In a Guidance Update published this week, the SEC’s Division of Investment Management said that it would not object if related investment advisors registered jointly with the SEC and operating a single advisory business aggregate investments made by certain investors for purposes of determining if those investors are “qualified clients.”

The question comes up in the context of Rule 205-3 under the Advisers Act, which provides an exemption from the prohibition on charging advisory clients compensation based on a share of capital gains upon or capital appreciation of a client’s funds. Under Rule 205-3, an investment adviser may charge such performance-based compensation if a client, including a private fund investor, is a “qualified client.” Among other things, an investor is a qualified client if “immediately after entering into the contract [it] has at least $1,000,000 under the management of the investment adviser,” or has a net worth of more than $2 million.

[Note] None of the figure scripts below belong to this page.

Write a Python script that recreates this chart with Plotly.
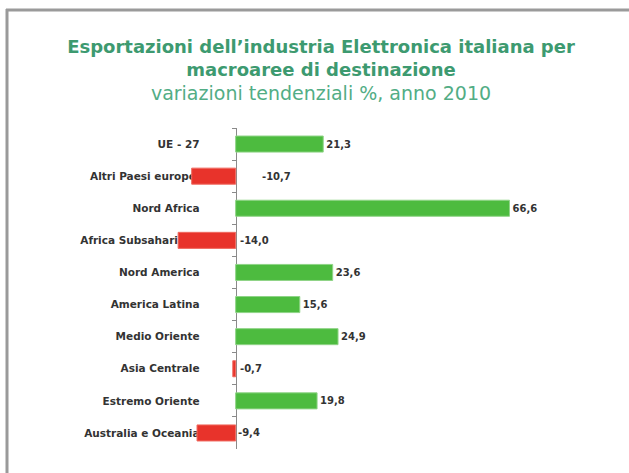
import plotly.graph_objects as go

categories = ["UE - 27", "Altri Paesi europei", "Nord Africa", "Africa Subsahariana",
              "Nord America", "America Latina", "Medio Oriente", "Asia Centrale",
              "Estremo Oriente", "Australia e Oceania"]
values = [21.3, -10.7, 66.6, -14.0, 23.6, 15.6, 24.9, -0.7, 19.8, -9.4]
neg_label_shift = [0, 24, 0, 2, 0, 0, 0, 2, 0, 0]

GREEN = "#4dbb3f"
RED = "#e8332b"
W, H = 629, 473
ML, MR, MT, MB = 174, 85, 128, 24
XMIN, XMAX = -15, 75

def fmt(v):
    return f"{v:.1f}".replace(".", ",")

colors = [GREEN if v >= 0 else RED for v in values]
line_colors = ["#8fd487" if v >= 0 else "#f06a60" for v in values]
texts = ["<b>" + fmt(v) + "</b>" if v >= 0 else "" for v in values]

fig = go.Figure(go.Bar(
    x=values, y=categories, orientation="h",
    marker=dict(color=colors, line=dict(color=line_colors, width=1)),
    text=texts, textposition="outside", cliponaxis=False,
    textfont=dict(family="DejaVu Sans", size=10, color="#333333"),
    hoverinfo="skip",
))

annotations = []
for c, v, s in zip(categories, values, neg_label_shift):
    if v < 0:
        annotations.append(dict(
            x=0, y=c, xref="x", yref="y", text="<b>" + fmt(v) + "</b>",
            showarrow=False, xanchor="left", xshift=s,
            font=dict(family="DejaVu Sans", size=10, color="#333333")))

pw = W - ML - MR
ph = H - MT - MB
def px2paper_x(px):
    return (px - ML) / pw
def px2paper_y(py):
    return (H - MB - py) / ph

shapes = [
    dict(type="line", xref="paper", yref="paper",
         x0=px2paper_x(6), x1=px2paper_x(W + 5), y0=px2paper_y(10), y1=px2paper_y(10),
         line=dict(color="#9a9a9a", width=3)),
    dict(type="line", xref="paper", yref="paper",
         x0=px2paper_x(7), x1=px2paper_x(7), y0=px2paper_y(9), y1=px2paper_y(H + 5),
         line=dict(color="#9a9a9a", width=3)),
]

fig.update_layout(
    width=W, height=H,
    margin=dict(l=ML, r=MR, t=MT, b=MB),
    paper_bgcolor="white", plot_bgcolor="white",
    bargap=0.5,
    showlegend=False,
    title=dict(
        text=("<b>Esportazioni dell’industria Elettronica italiana per<br>"
              "macroaree di destinazione</b><br>"
              "<span style='color:#52ad85;font-size:19px'>variazioni tendenziali %, anno 2010</span>"),
        xref="container", yref="container", x=321 / W, xanchor="center",
        y=1 - 53 / H, yanchor="top",
        font=dict(family="DejaVu Sans", size=18, color="#3d9a70"),
    ),
    xaxis=dict(range=[XMIN, XMAX], visible=False, fixedrange=True),
    yaxis=dict(
        autorange="reversed", type="category",
        anchor="free", position=(-XMIN) / (XMAX - XMIN),
        showline=True, linecolor="#8a8a8a", linewidth=1,
        ticks="outside", ticklen=4, tickcolor="#8a8a8a", tickson="boundaries",
        ticklabelstandoff=34,
        tickfont=dict(family="DejaVu Sans", size=10.5, color="#333333"),
        tickprefix="<b>", ticksuffix="</b>",
        showgrid=False, zeroline=False, layer="below traces",
    ),
    annotations=annotations,
    shapes=shapes,
)

fig.write_html("out.html")
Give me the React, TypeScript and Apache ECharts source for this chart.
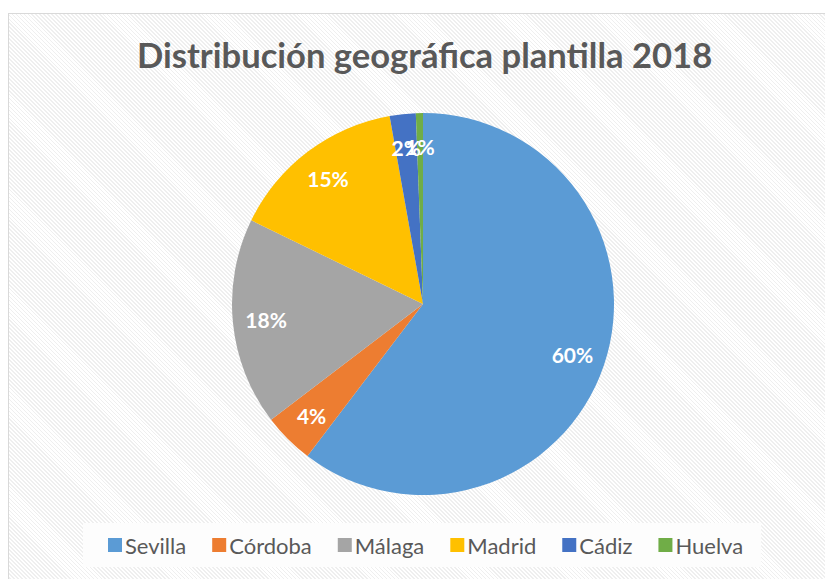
import React, { useEffect, useRef } from "react";
import * as echarts from "echarts";

const titleText = "Distribución geográfica plantilla 2018";
const categories = ["Sevilla", "Córdoba", "Málaga", "Madrid", "Cádiz", "Huelva"];
const values = [60.4, 4.3, 17.6, 15.0, 2.2, 0.6];
const colors = ["#5B9BD5", "#ED7D31", "#A5A5A5", "#FFC000", "#4472C4", "#70AD47"];

const FONT = "Lato";

export default function App() {
  const ref = useRef<HTMLDivElement>(null);
  useEffect(() => {
    document.body.style.margin = "0";
    document.body.style.overflow = "hidden";
    const chart = echarts.init(ref.current!, null, { renderer: "svg" });
    const data = categories.map((name, i) => ({
      name,
      value: values[i],
      itemStyle: { color: colors[i] },
    }));
    const center = [423, 304];
    const R = 191;
    chart.setOption({
      animation: false,
      color: colors,
      title: {
        text: titleText,
        left: 132,
        top: 32,
        textStyle: { fontFamily: FONT, fontWeight: "bold", fontSize: 34.6, color: "#595959" },
      },
      legend: {
        data: categories.map((name, i) => ({ name, itemStyle: { color: colors[i] } })),
        left: 83,
        top: 523,
        width: 700,
        padding: [11, 18, 11, 25],
        backgroundColor: "#fdfdfd",
        icon: "rect",
        itemWidth: 14,
        itemHeight: 14,
        itemGap: 26,
        textStyle: { fontFamily: FONT, fontSize: 22, color: "#595959", padding: [0, 0, 0, -2] },
      },
      series: [
        {
          type: "pie",
          center,
          radius: [0, R],
          startAngle: 90,
          clockwise: true,
          label: { show: false },
          labelLine: { show: false },
          itemStyle: { borderWidth: 0 },
          emphasis: { disabled: true },
          data,
        },
        {
          type: "pie",
          center,
          radius: [R * 0.62, R],
          startAngle: 90,
          clockwise: true,
          silent: true,
          avoidLabelOverlap: false,
          minShowLabelAngle: 0,
          labelLayout: { hideOverlap: false },
          itemStyle: { color: "rgba(0,0,0,0)", borderWidth: 0 },
          label: {
            show: true,
            position: "inside",
            formatter: (p: any) => Math.round(p.percent) + "%",
            fontFamily: FONT,
            fontWeight: "bold",
            fontSize: 21,
            color: "#ffffff",
          },
          labelLine: { show: false },
          emphasis: { disabled: true },
          data: categories.map((name, i) => ({ name, value: values[i] })),
        },
      ],
    });
    return () => chart.dispose();
  }, []);
  return (
    <div style={{ position: "fixed", left: 0, top: 0, width: 825, height: 579, overflow: "hidden", background: "#fff" }}>
      <div
        style={{
          position: "absolute",
          left: 8,
          top: 13,
          width: 840,
          height: 600,
          border: "1.5px solid #d9d9d9",
          boxSizing: "border-box",
          background:
            "repeating-linear-gradient(45deg, #ffffff 0px, #ffffff 1.6px, #efefef 1.6px, #efefef 2.8px)",
        }}
      />
      <div ref={ref} style={{ position: "absolute", left: 0, top: 0, width: 825, height: 579 }} />
    </div>
  );
}
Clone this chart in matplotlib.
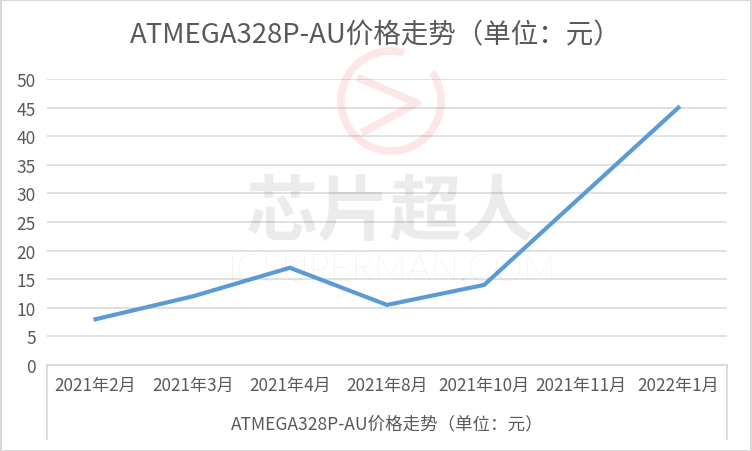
import matplotlib
matplotlib.use("Agg")
import matplotlib.pyplot as plt
from matplotlib.lines import Line2D
from matplotlib.patches import Arc, Rectangle
import numpy as np

plt.rcParams['font.family'] = ['Noto Sans CJK SC', 'DejaVu Sans']

categories = ["2021年2月", "2021年3月", "2021年4月", "2021年8月", "2021年10月", "2021年11月", "2022年1月"]
prices = [8, 12, 17, 10.5, 14, 29.5, 45]
yticks = [0, 5, 10, 15, 20, 25, 30, 35, 40, 45, 50]
title = "ATMEGA328P-AU价格走势（单位：元）"
group_label = "ATMEGA328P-AU价格走势（单位：元）"

W, H = 752, 452
fig = plt.figure(figsize=(W / 100, H / 100), dpi=100)
fig.patch.set_facecolor("white")

left, right, top, bottom = 47, 727, 80, 366
ax = fig.add_axes([left / W, 1 - bottom / H, (right - left) / W, (bottom - top) / H])

x = np.arange(len(categories))
ax.plot(x, prices, color="#5B9BD5", linewidth=3.0, solid_joinstyle="miter", zorder=3)
ax.set_xlim(-0.5, len(categories) - 0.5)
ax.set_ylim(0, 50)
ax.set_yticks(yticks)
ax.yaxis.grid(True, color="#d9d9d9", linewidth=1.1)
ax.set_axisbelow(True)
for s in ["top", "right", "left"]:
    ax.spines[s].set_visible(False)
ax.spines["bottom"].set_color("#d9d9d9")
ax.spines["bottom"].set_linewidth(1.3)
ax.tick_params(axis="y", length=0, labelsize=12.5, labelcolor="#595959", pad=8)
ax.set_xticks(x)
ax.set_xticklabels(categories)
ax.tick_params(axis="x", length=0, labelsize=12.3, labelcolor="#595959", pad=8)

# multi-level category box
box_depth = (440 - 366) / (bottom - top)
for xa in (0, 1):
    ax.add_line(Line2D([xa, xa], [0, -box_depth], transform=ax.transAxes,
                       color="#d9d9d9", linewidth=1.3, clip_on=False))
ax.text(0.5, -(424 - 366) / (bottom - top), group_label, transform=ax.transAxes,
        ha="center", va="center", fontsize=12.6, color="#595959")

fig.text(0.5, 1 - 36 / H, title, ha="center", va="center", fontsize=19.8, color="#595959")

# watermark
lt = fig.dpi_scale_trans
cx, cy, r = 3.91, (H - 102) / 100, 0.50
fig.patches.append(Arc((cx, cy), 2 * r, 2 * r, theta1=75, theta2=395, transform=lt,
                       color="#e04040", alpha=0.12, linewidth=5.5))
zz_x = [cx - 0.30, cx + 0.26, cx - 0.26]
zz_y = [cy + 0.22, cy - 0.02, cy - 0.30]
fig.lines.append(Line2D(zz_x, zz_y, transform=lt, color="#e04040", alpha=0.12, linewidth=5.5))
fig.text(390 / W, 1 - 213 / H, "芯片超人", ha="center", va="center", fontsize=52,
         fontweight="bold", color="black", alpha=0.08, zorder=10)
fig.text(392 / W, 1 - 271 / H, "ICSUPERMAN.COM", ha="center", va="center", fontsize=27,
         family=["Lato", "DejaVu Sans"], fontweight="light", color="black", alpha=0.1, zorder=10)

# figure border
fig.patches.append(Rectangle((0.5 / W, 0.5 / H), 1 - 1.5 / W, 1 - 1.5 / H, transform=fig.transFigure,
                             fill=False, edgecolor="#d9d9d9", linewidth=1.5))

fig.savefig("out.png", dpi=100)
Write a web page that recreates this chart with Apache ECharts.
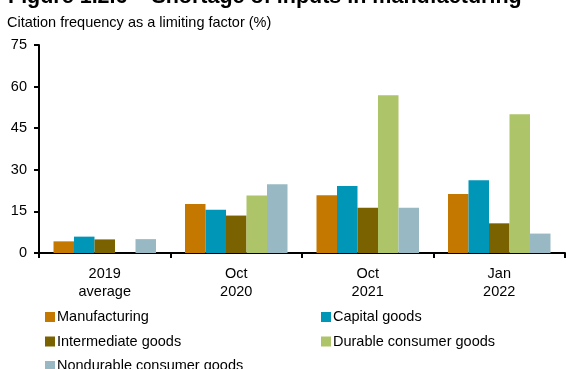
<!DOCTYPE html>
<html>
<head>
<meta charset="utf-8">
<script src="https://cdn.jsdelivr.net/npm/echarts@6/dist/echarts.min.js"></script>
<style>
  html, body { margin: 0; padding: 0; background: #fff; }
  #chart { width: 566px; height: 369px; }
</style>
</head>
<body>
<div id="chart"></div>
<script>
// Categories along the x axis (two-line labels)
const categories = ['2019\naverage', 'Oct\n2020', 'Oct\n2021', 'Jan\n2022'];

// Citation frequency of input shortages as a limiting factor (%)
const manufacturing = [4.2, 17.7, 20.8, 21.3];
const capitalGoods = [5.9, 15.6, 24.2, 26.2];
const intermediateGoods = [4.9, 13.5, 16.3, 10.7];
const durableConsumerGoods = [0, 20.7, 56.9, 50.0];
const nondurableConsumerGoods = [5.0, 24.8, 16.3, 7.0];

const seriesNames = ['Manufacturing', 'Capital goods', 'Intermediate goods',
  'Durable consumer goods', 'Nondurable consumer goods'];
const seriesData = [manufacturing, capitalGoods, intermediateGoods,
  durableConsumerGoods, nondurableConsumerGoods];
const colors = ['#C57800', '#0096B8', '#7A6200', '#ADC468', '#98B9C3'];

const font = 'Liberation Sans, Arial, sans-serif';

const legendText = { fontFamily: font, fontSize: 14.5, color: '#000', lineHeight: 14, padding: [0, 0, 0, -3] };

const chart = echarts.init(document.getElementById('chart'), null, { renderer: 'canvas' });

chart.setOption({
  animation: false,
  backgroundColor: '#ffffff',
  textStyle: { fontFamily: font },
  title: [
    {
      text: 'Figure 1.2.6 \u2013 Shortage of inputs in manufacturing',
      left: 3, top: -18.5,
      textStyle: { fontFamily: font, fontSize: 21.5, fontWeight: 'bold', color: '#000' }
    },
    {
      text: 'Citation frequency as a limiting factor (%)',
      left: 2, top: 10,
      textStyle: { fontFamily: font, fontSize: 14.5, fontWeight: 'normal', color: '#000' }
    }
  ],
  legend: [
    {
      data: ['Manufacturing', 'Intermediate goods', 'Nondurable consumer goods'],
      orient: 'vertical', left: 45, top: 309.5, height: 80, padding: 0,
      itemWidth: 10, itemHeight: 10, itemGap: 9.5, icon: 'rect',
      textStyle: legendText
    },
    {
      data: ['Capital goods', 'Durable consumer goods'],
      orient: 'vertical', left: 321, top: 309.5, height: 80, padding: 0,
      itemWidth: 10, itemHeight: 10, itemGap: 9.5, icon: 'rect',
      textStyle: legendText
    }
  ],
  grid: { left: 39, right: 1, top: 45, bottom: 116, containLabel: false },
  xAxis: {
    type: 'category',
    data: categories,
    axisLine: { lineStyle: { color: '#000', width: 2 } },
    axisTick: { show: true, length: 5, lineStyle: { color: '#000', width: 2 } },
    axisLabel: { color: '#000', fontSize: 14.5, fontFamily: font, lineHeight: 18, margin: 12 },
    splitLine: { show: false }
  },
  yAxis: {
    type: 'value',
    min: 0, max: 75, interval: 15,
    axisLine: { show: true, lineStyle: { color: '#000', width: 2 } },
    axisTick: { show: true, length: 5, lineStyle: { color: '#000', width: 2 } },
    axisLabel: { color: '#000', fontSize: 14.5, fontFamily: font, margin: 12 },
    splitLine: { show: false }
  },
  series: seriesNames.map((name, i) => ({
    name: name,
    type: 'bar',
    data: seriesData[i],
    barWidth: 20.5,
    barGap: '0%',
    itemStyle: { color: colors[i] }
  }))
});
</script>
</body>
</html>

Certain investment advisory firms formed as separate legal entities but operating a “single advisory business” through related investment advisers register jointly with the SEC in reliance on a 2012 staff no-action position issued to the American Bar Association. In some cases, related investment advisers collectively advise two or more different private funds in which the same client may invest. These related advisers sought clarification of whether, for purposes of Rule 205-3, they may aggregate a client’s investment in all of the private funds advised by related investment advisers. The SEC staff said that it would not object to aggregating such investments to determine if a client has at least $1,000,000 “under the management of the investment adviser” and thus is a qualified client.

This guidance is a welcome development for related advisers to private funds that otherwise faced uncertainty about whether they could charge performance fees to certain clients or must decline to accept that client’s investment in a fund. It is also welcome that the staff is proactively addressing its views on developing best practices for private fund advisers that registered with the SEC subsequent to the passage of the Dodd-Frank Act.